Personal information
- Born: December 20, 1966 (age 59) Butte, Montana, U.S.
- Listed height: 5 ft 10 in (1.78 m)
- Listed weight: 187 lb (85 kg)

Career information
- Position: Defensive back (No. 40, 24, 37, 26, 45)
- High school: Sweet Grass County (Big Timber, Montana)
- College: Pacific (OR) Montana
- NFL draft: 1990: undrafted

Career history

Playing
- New England Patriots (1990); Green Bay Packers (1991–1994); Denver Broncos (1995–1996); Seattle Seahawks (1997); Indianapolis Colts (1998); Philadelphia Eagles (1999–2002); San Francisco 49ers (2002);

Coaching
- Montana (2004−2006) Safeties coach; Montana (2007) Secondary coach; UCLA (2008) Safeties coach; Tennessee Titans (2009–2010) Assistant secondary coach; Cleveland Browns (2012) Defensive backs coach; UNLV (2013−2014) Defensive coordinator/cornerbacks coach; Philadelphia Eagles (2016−2020) Safeties coach; Montana (2023) Defensive analyst; Montana (2024–present) Co-defensive coordinator & safeties coach;

Awards and highlights
- As coach Super Bowl champion (LII);

Career NFL statistics
- Tackles: 316
- Forced fumbles: 4
- Fumble recoveries: 5
- Passes defended: 6
- Interceptions: 1
- Stats at Pro Football Reference

= Tim Hauck =

American football player and coach (born 1966)

Timothy Christian Hauck (born December 20, 1966) is an American former coach and former player. He is the co-defensive coordinator and safeties coach at his alma mater, the University of Montana. Hauck played professionally as a safety in the National Football League (NFL) for 13 seasons, from 1990 to 2002, with seven different teams: the New England Patriots, the Green Bay Packers, the Denver Broncos, the Seattle Seahawks, the Indianapolis Colts, the Philadelphia Eagles and the San Francisco 49ers.

==Playing career==
Hauck is the son of a former Big Timber high school coach.

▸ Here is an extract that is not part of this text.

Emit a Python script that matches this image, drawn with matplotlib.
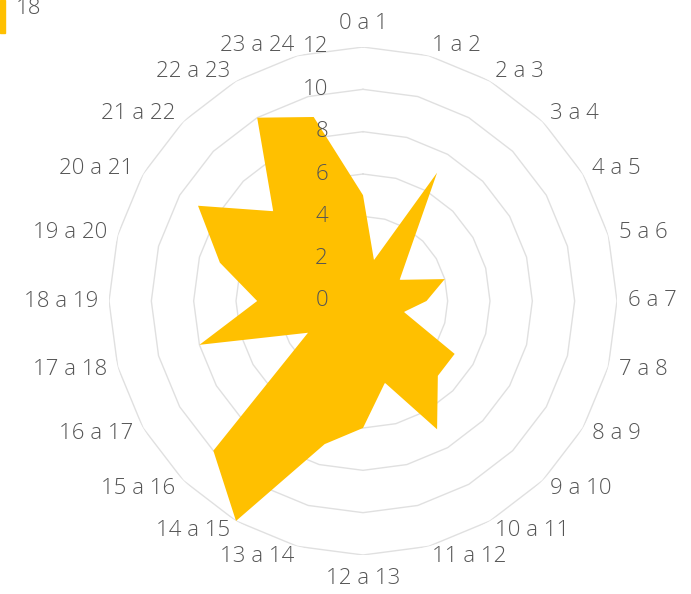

He first played college football at Pacific University in Forest Grove, Oregon, where he earned all-conference honors. Hauck then transferred to the University of Montana, where he was named defensive MVP in the Big Sky Conference in consecutive seasons, 1988 and 1989.

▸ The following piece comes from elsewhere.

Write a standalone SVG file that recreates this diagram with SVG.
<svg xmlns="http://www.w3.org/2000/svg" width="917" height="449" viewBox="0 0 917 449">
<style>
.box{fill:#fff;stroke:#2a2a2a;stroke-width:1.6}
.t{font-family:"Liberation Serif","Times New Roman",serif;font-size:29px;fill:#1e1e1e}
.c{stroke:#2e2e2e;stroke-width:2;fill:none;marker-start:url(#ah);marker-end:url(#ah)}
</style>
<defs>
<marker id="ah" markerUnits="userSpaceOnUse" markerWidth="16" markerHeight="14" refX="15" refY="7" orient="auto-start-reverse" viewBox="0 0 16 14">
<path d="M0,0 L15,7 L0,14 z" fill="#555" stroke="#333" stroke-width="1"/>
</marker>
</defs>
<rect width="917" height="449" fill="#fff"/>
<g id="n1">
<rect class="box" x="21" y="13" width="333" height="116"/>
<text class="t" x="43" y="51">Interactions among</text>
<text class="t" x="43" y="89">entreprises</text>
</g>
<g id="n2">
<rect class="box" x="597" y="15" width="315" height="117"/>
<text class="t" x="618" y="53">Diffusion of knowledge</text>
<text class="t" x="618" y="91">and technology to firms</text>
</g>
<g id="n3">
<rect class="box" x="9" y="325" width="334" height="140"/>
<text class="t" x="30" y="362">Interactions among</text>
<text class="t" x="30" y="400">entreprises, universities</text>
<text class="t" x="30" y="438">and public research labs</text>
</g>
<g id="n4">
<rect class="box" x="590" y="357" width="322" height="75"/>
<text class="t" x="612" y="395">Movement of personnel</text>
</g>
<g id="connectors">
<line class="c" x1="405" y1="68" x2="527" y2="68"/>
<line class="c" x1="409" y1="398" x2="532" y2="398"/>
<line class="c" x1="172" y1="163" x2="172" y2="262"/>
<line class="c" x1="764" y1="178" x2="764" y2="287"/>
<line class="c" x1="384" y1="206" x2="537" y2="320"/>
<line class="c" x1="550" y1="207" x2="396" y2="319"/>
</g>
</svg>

After his senior year at Montana, he declared for the 1990 NFL draft going undrafted, though he later signed with the New England Patriots that same year. He spent one season with the Patriots. In 1999 with the Philadelphia Eagles, Hauck replaced Mike Zordich as the starting strong-side safety, forming a tandem with Brian Dawkins. In 2000, Hauck was replaced by Damon Moore, but he remained with the Eagles as a reserve safety until the end of the 2001 season.

==Coaching career==
Hauck worked coaching the defensive secondary for the University of Montana. In 2008, he was hired by the UCLA to coach the team's defensive secondary. In 2009, Hauck went to the NFL's Tennessee Titans to coach their defensive secondary.

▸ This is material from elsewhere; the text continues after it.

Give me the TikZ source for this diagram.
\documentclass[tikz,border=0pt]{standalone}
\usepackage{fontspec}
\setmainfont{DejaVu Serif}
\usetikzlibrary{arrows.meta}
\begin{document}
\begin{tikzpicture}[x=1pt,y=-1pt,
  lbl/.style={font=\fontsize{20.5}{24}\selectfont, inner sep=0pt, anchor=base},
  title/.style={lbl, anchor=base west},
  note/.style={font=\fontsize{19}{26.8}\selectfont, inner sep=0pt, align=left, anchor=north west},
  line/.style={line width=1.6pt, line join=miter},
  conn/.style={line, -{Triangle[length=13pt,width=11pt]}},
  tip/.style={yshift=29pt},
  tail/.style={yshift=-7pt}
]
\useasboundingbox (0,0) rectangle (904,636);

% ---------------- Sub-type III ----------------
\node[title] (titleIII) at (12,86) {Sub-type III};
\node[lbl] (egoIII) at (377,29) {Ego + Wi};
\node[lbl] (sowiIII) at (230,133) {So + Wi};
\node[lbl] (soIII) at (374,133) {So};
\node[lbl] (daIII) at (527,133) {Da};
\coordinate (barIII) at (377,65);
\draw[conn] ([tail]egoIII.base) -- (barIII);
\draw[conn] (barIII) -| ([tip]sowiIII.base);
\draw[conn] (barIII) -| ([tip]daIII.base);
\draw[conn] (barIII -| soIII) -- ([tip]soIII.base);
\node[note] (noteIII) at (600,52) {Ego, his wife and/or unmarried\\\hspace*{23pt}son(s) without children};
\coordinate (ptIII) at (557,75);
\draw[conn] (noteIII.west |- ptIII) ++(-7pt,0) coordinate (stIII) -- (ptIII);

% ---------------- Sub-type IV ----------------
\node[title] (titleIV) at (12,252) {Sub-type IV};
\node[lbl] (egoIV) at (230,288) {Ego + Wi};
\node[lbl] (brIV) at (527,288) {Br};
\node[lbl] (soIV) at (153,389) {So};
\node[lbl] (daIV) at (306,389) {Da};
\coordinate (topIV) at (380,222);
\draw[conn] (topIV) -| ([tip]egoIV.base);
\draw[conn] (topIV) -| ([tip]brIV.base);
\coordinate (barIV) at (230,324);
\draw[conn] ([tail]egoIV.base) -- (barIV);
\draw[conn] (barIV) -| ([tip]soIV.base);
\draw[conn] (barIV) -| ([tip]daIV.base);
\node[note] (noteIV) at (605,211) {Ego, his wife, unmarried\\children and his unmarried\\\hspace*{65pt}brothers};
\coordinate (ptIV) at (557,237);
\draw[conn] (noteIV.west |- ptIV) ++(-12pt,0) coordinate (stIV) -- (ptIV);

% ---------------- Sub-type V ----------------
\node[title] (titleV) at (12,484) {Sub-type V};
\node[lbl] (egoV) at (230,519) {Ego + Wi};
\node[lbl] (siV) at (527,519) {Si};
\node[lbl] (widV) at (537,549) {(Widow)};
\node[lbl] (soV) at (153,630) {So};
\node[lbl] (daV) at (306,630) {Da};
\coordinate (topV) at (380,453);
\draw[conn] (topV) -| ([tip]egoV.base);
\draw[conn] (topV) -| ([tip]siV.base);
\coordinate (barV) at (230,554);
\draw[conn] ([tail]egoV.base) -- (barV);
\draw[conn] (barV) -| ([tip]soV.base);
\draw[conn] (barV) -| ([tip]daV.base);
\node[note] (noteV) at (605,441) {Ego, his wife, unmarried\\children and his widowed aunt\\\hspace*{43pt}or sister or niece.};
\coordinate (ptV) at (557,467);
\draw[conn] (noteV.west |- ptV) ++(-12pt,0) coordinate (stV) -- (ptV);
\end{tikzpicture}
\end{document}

On January 23, 2012, the Cleveland Browns announced the hiring of Hauck as the team's defensive backs coach. On February 13, 2013, UNLV announced the hiring of Hauck as the team's new defensive coordinator and cornerbacks coach under his brother, head coach Bobby Hauck. He was hired by the Eagles as the team's safeties coach on January 20, 2016. Hauck won his first Super Bowl ring when the Eagles defeated the New England Patriots in Super Bowl LII.